On December 18, 1918, an African-American man named Willis Robinson was hanged by a mob in Newport (Jackson County) for allegedly murdering police officer Charles Williams and wounding Chief of Police Gus C. Martin.

Reports indicate that Robinson was a resident of Little Rock (Pulaski County), and the 1910 census listed nineteen-year-old Willis W. Robinson as living in Owen Township with his parents, Charley and Martha Robinson. According to newspaper reports, by December 1918, Robinson, who was described by the Arkansas Democrat as “a very large black negro, weighing about 240 pounds,” was living with his wife at 1003 Jones Street in Little Rock.

Robinson was reportedly well known to local authorities. In defiance of a 1917 Arkansas statute forbidding “the shipment, transportation, or delivery of intoxicating liquors from any other state, territory or foreign country,” Robinson had reportedly been purchasing liquor in Poplar Bluff, Missouri, and transporting it to Little Rock. According to the Democrat, “Robinson has been coming in to Little Rock every day or two with a grip or suitcase in each hand, which they suspicioned contained whiskey.” He had been arrested several months prior “on a whiskey and larceny charge,” but the witnesses disappeared, and the charges were dropped. In a December 20, 1918, report, the Arkansas Gazette noted that Robinson had also been causing trouble on the train, and that trainmen had said that he had a habit of “coming on to trains drunk and raising disturbances.” On the trip on December 18, he was drunk and reportedly fired his pistol out the window of the train as it left Poplar Bluff.

The train stopped in Newport on the way, and authorities there, knowing that Robinson would be aboard, decided to apprehend him. The train arrived at Newport at 8:00 p.m., and night policeman Charles Williams and police chief Gus Martin tried to arrest him.

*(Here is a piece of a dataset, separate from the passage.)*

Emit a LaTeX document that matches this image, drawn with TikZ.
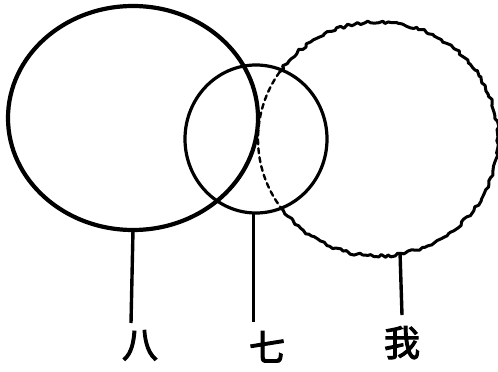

Robinson resisted, in the process wounding Williams and Martin. Williams managed to leave the train but fell down dead shortly afterward. Robinson then fled. According to the Arkansas Gazette, Sheriff J. M. “Jake” Ivy, who was also present, pursued Robinson. Robinson shot at Ivy as he ran, grazing him, and “when his revolver failed during an encounter with Switchman Charles Miller, he hit him over the head with it and knocked him down.” Ivy eventually arrested Robinson while he was still in the railroad yard.

Robinson was jailed, but around 10:00 p.m., a mob forced its way into the jail, sawed through the bars, removed Robinson, and hanged him near the railroad station. The Democrat reported that “at Newport there was no further trouble, the mob dispersing shortly after the hanging.”

For additional information:
“Desperate Fight Preceded Lynching.” Arkansas Gazette, December 20, 1918, p. 2.

“Newport Citizens Lynch Little Rock Negro Bootlegger.” Arkansas Democrat, December 19, 1918, p. 1.